Why do we need native widgets? There are two places where we're really stuck with native widgets:

  • Plugins. Enough said.
  • Scrolling. In X11 it is difficult to scroll a subarea of an X window smoothly when it contains other X windows unless the area to scroll itself has an X window. Worse, on all platforms, we need plugins to be clipped when they scroll out of view, and that requires a native widget.

We should investigate comprehensive per-platform fixes to encapsulate plugin handling. For example, on modern X servers the COMPOSITE and Damage extensions would let us render a plugin to an offscreen buffer; then we can feed the plugin's display through our rendering pipeline. But we won't be able to rely on such mechanisms for a while.
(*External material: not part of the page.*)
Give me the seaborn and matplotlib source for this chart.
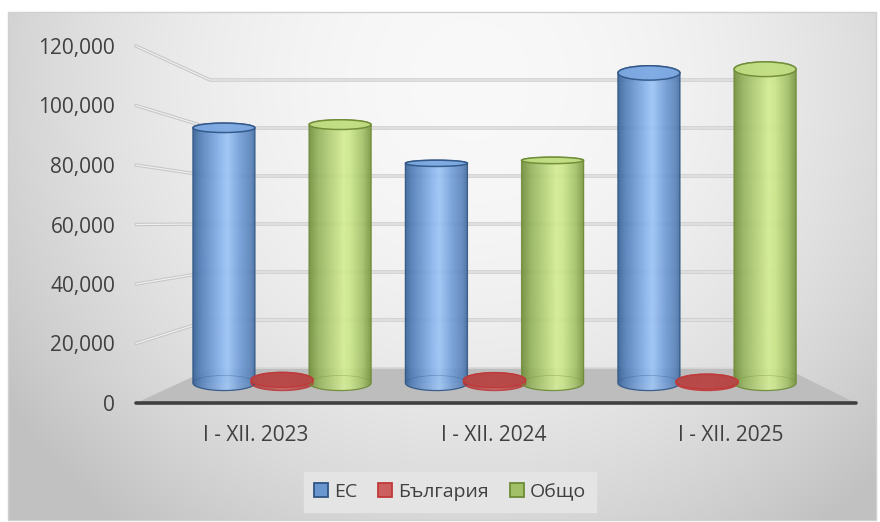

In the meantime, here is a plan for improving the situation:

  • Each top-level window has a single native widget root.
  • Each plugin in the window gets two native widgets. One for the plugin itself, and one "clipping widget" that is the parent of the plugin widget and is a direct child of the root widget.
  • There are no other native widgets.
  • Every time content geometry changes in a way that affects the positioning or clipping of a plugin, we reflect that change by repositioning the clipping and plugin widgets and changing the size of the clipping widget.
  • To scroll, we do in-window bitblits of the main window and reconfigure the plugin/clipping widgets.

Results:

  • No more content widgets to worry about
  • Greatly reduced usage of native widgets
  • Much code removal
  • Plugins get clipped properly in all situations where the clip area is rectilinear (currently they don't in some cases)
  • Possibly increased flicker/redrawing when plugins are present, in some cases, but only for windowed, non-encapsulated plugins. And if we're clever we can minimize it. (Basically, delay reconfiguration of plugin/clipping widgets until we paint the toplevel window. Then render into the backbuffer, *then* reconfigure plugin/clipping widgets, then blast the backbuffer out.)

Popup windows (menus and combobox dropdowns) would be handled as toplevel windows.